Bronski Beat & Marc Almond - "I Feel Love" (5) (video clip)
Paul Hardcastle – “19” (4) (video clip)
Tears For Fears - "Everybody Wants To Rule The World" (3) (video clip)
USA For Africa - "We Are The World" (2) (video clip)

Phyllis Nelson – “Move Closer” (1) (rpt from 04/04/85)
Finally makes it to the top spot, but just for one week.

Debarge – “Rhythm Of The Night” (17) (audience dancing/credits)
Peaked at number 4.

May 9th 1985 is next.


  1. Neil B. You, sir, are a legend.

    Thats a badly-compiled edition that is. Halfway through, and we pretty much are done and dusted as the countdown is followed by the breakers followed by the top ten in clip form followed by a repeat of Phyllis at the top and then the playout. Would it not have been better to spread this lot about a bit more?

    Anyway - the music. A change of style for the Eurythmics, but still no change in my overall dislike for them. This feels like there is a decent song in there somewhere if only someone could dig it out.

    Paul Hardcastle. Christ - this was everywhere wasn't it?

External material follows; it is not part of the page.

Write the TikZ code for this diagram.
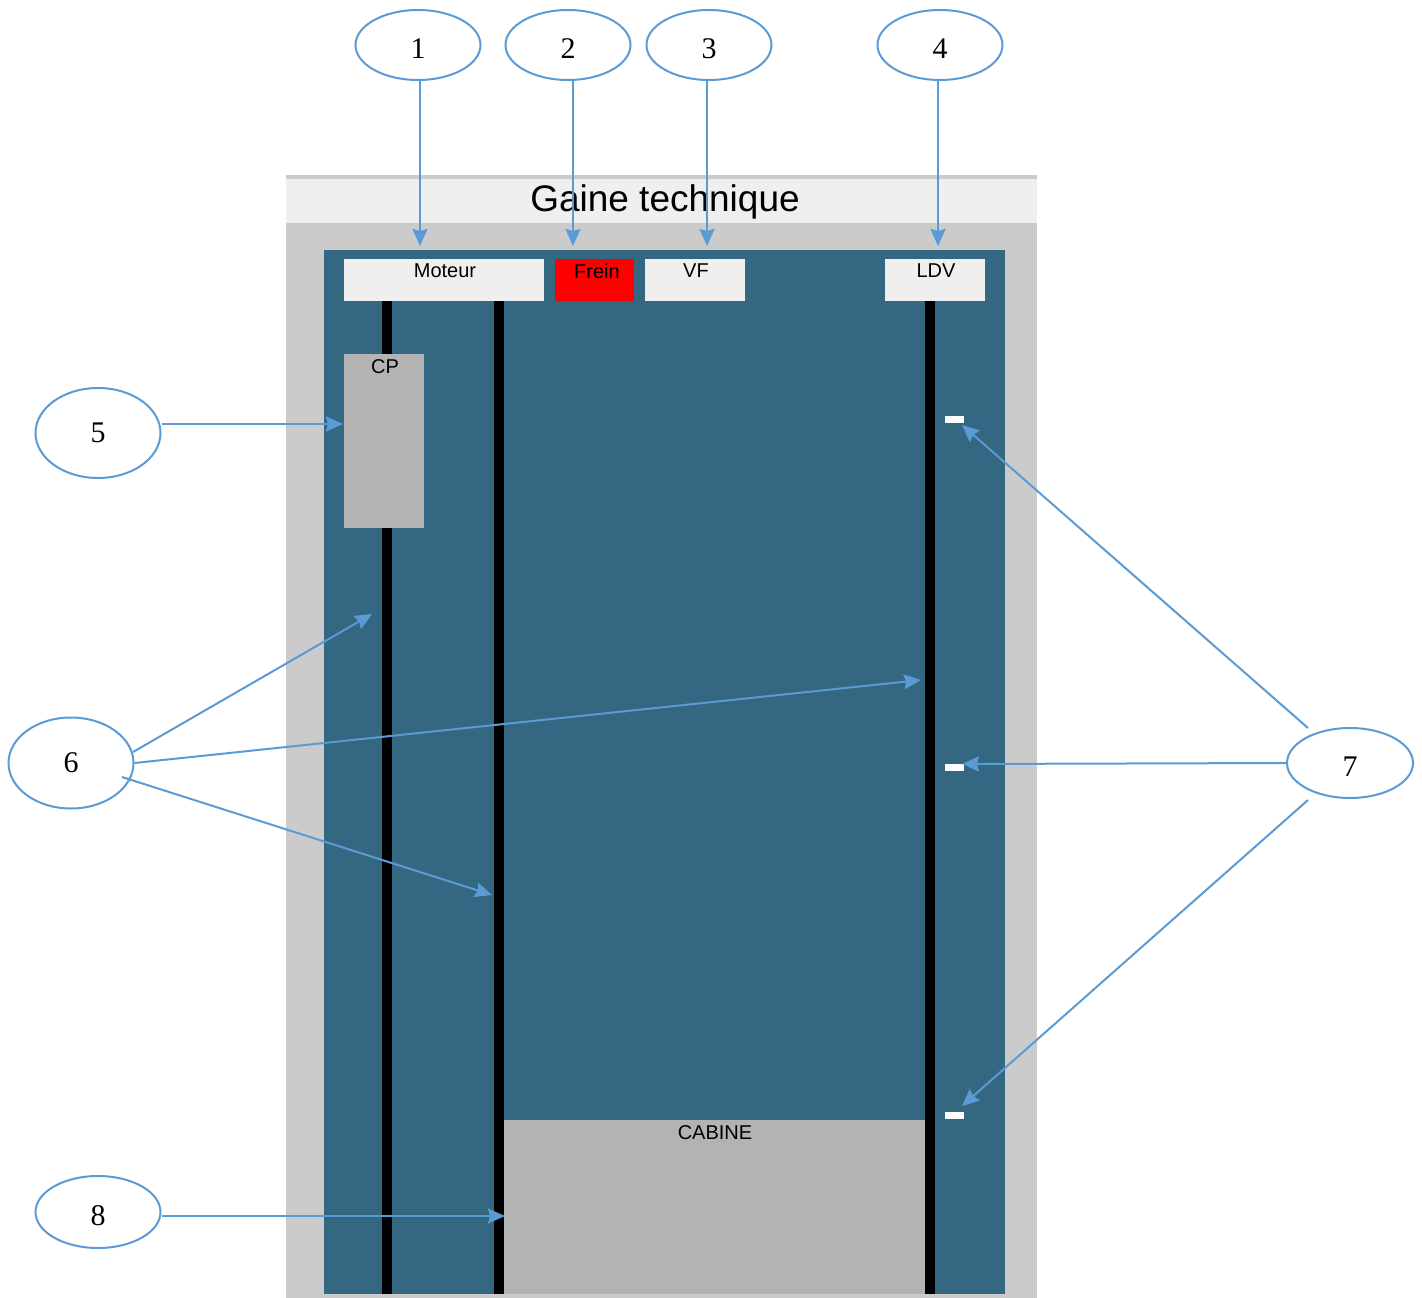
\documentclass[tikz,border=0pt]{standalone}
\usepackage{fontspec}
\setmainfont{Liberation Serif}
\newfontfamily\arialfont{Liberation Sans}
\usetikzlibrary{shapes.geometric,arrows.meta}
\definecolor{shaftblue}{RGB}{51,103,130}
\definecolor{framegray}{RGB}{203,203,203}
\definecolor{titlegray}{RGB}{239,239,239}
\definecolor{partgray}{RGB}{179,179,179}
\definecolor{calloutblue}{RGB}{91,155,213}
\begin{document}
\begin{tikzpicture}[x=1pt,y=-1pt,
  callout/.style={ellipse,draw=calloutblue,line width=2pt,fill=white,
    minimum width=125pt,minimum height=70pt,inner sep=0pt},
  num/.style={label={[font=\fontsize{30}{30}\selectfont,yshift=-3.5pt]center:#1}},
  numc/.style={label={[font=\fontsize{30}{30}\selectfont]center:#1}},
  pointer/.style={draw=calloutblue,line width=2pt,
    -{Stealth[length=17pt,width=15pt,inset=2pt]}},
  partlabel/.style={font=\arialfont\fontsize{20}{20}\selectfont},
  rail/.style={fill=black},
  marker/.style={fill=white,draw=none,minimum width=19pt,minimum height=7pt,inner sep=0pt}]
\useasboundingbox (0,0) rectangle (1422,1298);

% shaft housing with title band
\fill[framegray] (286,175) rectangle (1037,1298);
\fill[titlegray] (286,179) rectangle (1037,223);
\node[font=\arialfont\fontsize{37}{37}\selectfont] (title) at (665,202) {Gaine technique};
\fill[shaftblue] (324,250) rectangle (1005,1294);

% guide rails
\fill[rail] (382,301) rectangle (392,1294);
\fill[rail] (494,301) rectangle (504,1294);
\fill[rail] (925,301) rectangle (935,1294);

% equipment at the top of the shaft
\node[fill=titlegray,minimum width=200pt,minimum height=42pt,anchor=north west,inner sep=0pt] (moteur) at (344,259) {};
\node[partlabel] at (445,271) {Moteur};
\node[fill=red,minimum width=79pt,minimum height=42pt,anchor=north west,inner sep=0pt] (frein) at (555,259) {};
\node[partlabel] at (597,271) {Frein};
\node[fill=titlegray,minimum width=100pt,minimum height=42pt,anchor=north west,inner sep=0pt] (vf) at (645,259) {};
\node[partlabel] at (696,271) {VF};
\node[fill=titlegray,minimum width=100pt,minimum height=42pt,anchor=north west,inner sep=0pt] (ldv) at (885,259) {};
\node[partlabel] at (936,271) {LDV};

% counterweight
\node[fill=partgray,minimum width=80pt,minimum height=174pt,anchor=north west,inner sep=0pt] (cp) at (344,354) {};
\node[partlabel] at (385,367) {CP};

% car
\node[fill=partgray,minimum width=421pt,minimum height=174pt,anchor=north west,inner sep=0pt] (cabine) at (504,1120) {};
\node[partlabel] at (715,1133) {CABINE};

% floor level markers
\node[marker] (m1) at (954.5,419.5) {};
\node[marker] (m2) at (954.5,767.5) {};
\node[marker] (m3) at (954.5,1115.5) {};

% callouts
\node[callout,num=1] (c1) at (418,45) {};
\node[callout,num=2] (c2) at (568,45) {};
\node[callout,num=3] (c3) at (709,45) {};
\node[callout,num=4] (c4) at (940,45) {};
\node[callout,numc=5,minimum height=90pt] (c5) at (98,433) {};
\node[callout,numc=6,minimum height=91pt] (c6) at (71,763) {};
\node[callout,num=7,minimum width=126pt] (c7) at (1350,763) {};
\node[callout,num=8,minimum height=72pt] (c8) at (98,1212) {};

% pointer ends
\coordinate (p1) at (420,246);
\coordinate (p2) at (573,246);
\coordinate (p3) at (707,246);
\coordinate (p4) at (938,246);
\coordinate (p5) at (343,424);
\coordinate (p6a) at (372,614);
\coordinate (p6b) at (921,680);
\coordinate (p6c) at (492,895);
\coordinate (p7a) at (962,425);
\coordinate (p7b) at (962,764);
\coordinate (p7c) at (962,1106);
\coordinate (p8) at (505,1216);

\draw[pointer] (420,80) -- (p1);
\draw[pointer] (573,80) -- (p2);
\draw[pointer] (707,80) -- (p3);
\draw[pointer] (938,80) -- (p4);
\draw[pointer] (c5.east |- p5) -- (p5);
\draw[pointer] (133,752) -- (p6a);
\draw[pointer] (c6.east) -- (p6b);
\draw[pointer] (122,777) -- (p6c);
\draw[pointer] (1308,728) -- (p7a);
\draw[pointer] (c7.west) -- (p7b);
\draw[pointer] (1308,800) -- (p7c);
\draw[pointer] (c8.east |- p8) -- (p8);
\end{tikzpicture}
\end{document}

At the time it was quite revolutionary - splicing documentary commentary onto a simple but beguiling soundtrack. When you add the Vietnam facts to it and the video, you can't really argue that it is going to be a deserved number 1. (Shame no one thought to do something similar for the Iraq War).

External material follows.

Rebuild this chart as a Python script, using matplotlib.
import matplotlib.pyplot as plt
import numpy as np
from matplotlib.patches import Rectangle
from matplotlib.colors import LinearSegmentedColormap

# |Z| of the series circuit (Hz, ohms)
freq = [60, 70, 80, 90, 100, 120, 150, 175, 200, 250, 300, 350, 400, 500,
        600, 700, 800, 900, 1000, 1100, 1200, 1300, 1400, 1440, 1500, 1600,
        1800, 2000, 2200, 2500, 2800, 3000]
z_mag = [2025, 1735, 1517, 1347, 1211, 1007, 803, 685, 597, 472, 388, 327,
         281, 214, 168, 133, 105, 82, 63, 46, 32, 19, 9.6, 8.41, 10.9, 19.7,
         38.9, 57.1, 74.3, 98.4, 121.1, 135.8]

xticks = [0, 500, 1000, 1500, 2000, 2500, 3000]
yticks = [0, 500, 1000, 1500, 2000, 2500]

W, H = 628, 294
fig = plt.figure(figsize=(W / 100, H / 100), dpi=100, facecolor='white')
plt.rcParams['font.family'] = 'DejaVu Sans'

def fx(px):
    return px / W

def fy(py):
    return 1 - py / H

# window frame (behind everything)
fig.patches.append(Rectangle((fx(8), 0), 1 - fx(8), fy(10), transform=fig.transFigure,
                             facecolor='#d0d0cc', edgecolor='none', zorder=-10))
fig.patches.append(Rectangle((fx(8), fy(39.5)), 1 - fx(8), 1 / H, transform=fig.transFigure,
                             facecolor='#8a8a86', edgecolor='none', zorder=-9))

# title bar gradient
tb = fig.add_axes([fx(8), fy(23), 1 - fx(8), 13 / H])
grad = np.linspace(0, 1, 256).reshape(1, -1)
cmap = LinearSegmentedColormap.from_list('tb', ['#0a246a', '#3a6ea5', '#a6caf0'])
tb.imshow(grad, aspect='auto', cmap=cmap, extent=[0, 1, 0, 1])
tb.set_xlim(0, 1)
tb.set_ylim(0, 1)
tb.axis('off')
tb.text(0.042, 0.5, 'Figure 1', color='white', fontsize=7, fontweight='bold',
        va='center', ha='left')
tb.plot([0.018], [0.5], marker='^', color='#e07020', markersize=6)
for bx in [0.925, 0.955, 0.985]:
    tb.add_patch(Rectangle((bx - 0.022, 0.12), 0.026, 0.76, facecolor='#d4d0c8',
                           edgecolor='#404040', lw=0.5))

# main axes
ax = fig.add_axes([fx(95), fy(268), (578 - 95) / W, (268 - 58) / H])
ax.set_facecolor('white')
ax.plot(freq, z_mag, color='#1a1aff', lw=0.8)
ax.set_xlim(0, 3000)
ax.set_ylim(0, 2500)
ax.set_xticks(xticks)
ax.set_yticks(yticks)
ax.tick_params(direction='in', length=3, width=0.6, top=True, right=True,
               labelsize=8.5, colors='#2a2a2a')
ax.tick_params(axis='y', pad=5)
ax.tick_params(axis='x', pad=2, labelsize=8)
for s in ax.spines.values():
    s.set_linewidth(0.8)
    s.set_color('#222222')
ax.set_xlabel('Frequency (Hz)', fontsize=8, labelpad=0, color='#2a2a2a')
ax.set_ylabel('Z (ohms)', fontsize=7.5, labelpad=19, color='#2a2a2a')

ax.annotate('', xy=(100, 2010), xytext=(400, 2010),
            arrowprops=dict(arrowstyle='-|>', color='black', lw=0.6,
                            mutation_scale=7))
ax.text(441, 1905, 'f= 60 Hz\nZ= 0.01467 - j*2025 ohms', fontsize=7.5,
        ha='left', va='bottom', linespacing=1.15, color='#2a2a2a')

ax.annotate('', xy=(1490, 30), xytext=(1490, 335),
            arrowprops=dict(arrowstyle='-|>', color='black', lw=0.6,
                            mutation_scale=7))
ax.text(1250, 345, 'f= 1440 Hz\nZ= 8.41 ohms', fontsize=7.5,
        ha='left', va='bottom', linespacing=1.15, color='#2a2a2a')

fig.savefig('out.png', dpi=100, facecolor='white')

    Chris Rea. There is an honesty about Mr Rea that I quite like. He just strikes me as a decent cove, that you could enjoy a pint and discuss the footy with. The song's merely so-so, but his general likeability earns it an extra mark.

    After a ten-second, one sentence interview last week, Vicki is back actually singing (a bit). A forgettable mid-70s pop song that I can't remember at all, but which somehow finishes 4th. These days we could throw The Beatles into the comp and still struggle NOT to get nul points. Bloody foreigners!!!

    U2. The last of their 'beginning phase' hits. In a couple of years they will release Joshua Tree and go on to be all kinds of enormous all over the place - at the cost of Bono becoming a total wazzock. A decent enough tune, but a low scorer if 'U2 Hits' comes up on Pointless one day.

    New Model Army. Oh god. Never got this lot at all, and from this song I can understand why. The singer's 'sweary' t-shirt is edited by the clever use of a strip of white tape. If they were really as punk as they claimed, he would have tore a strip off himself mid-way through.

    Scores. A bit better this week, but not by much. Lets say a 4.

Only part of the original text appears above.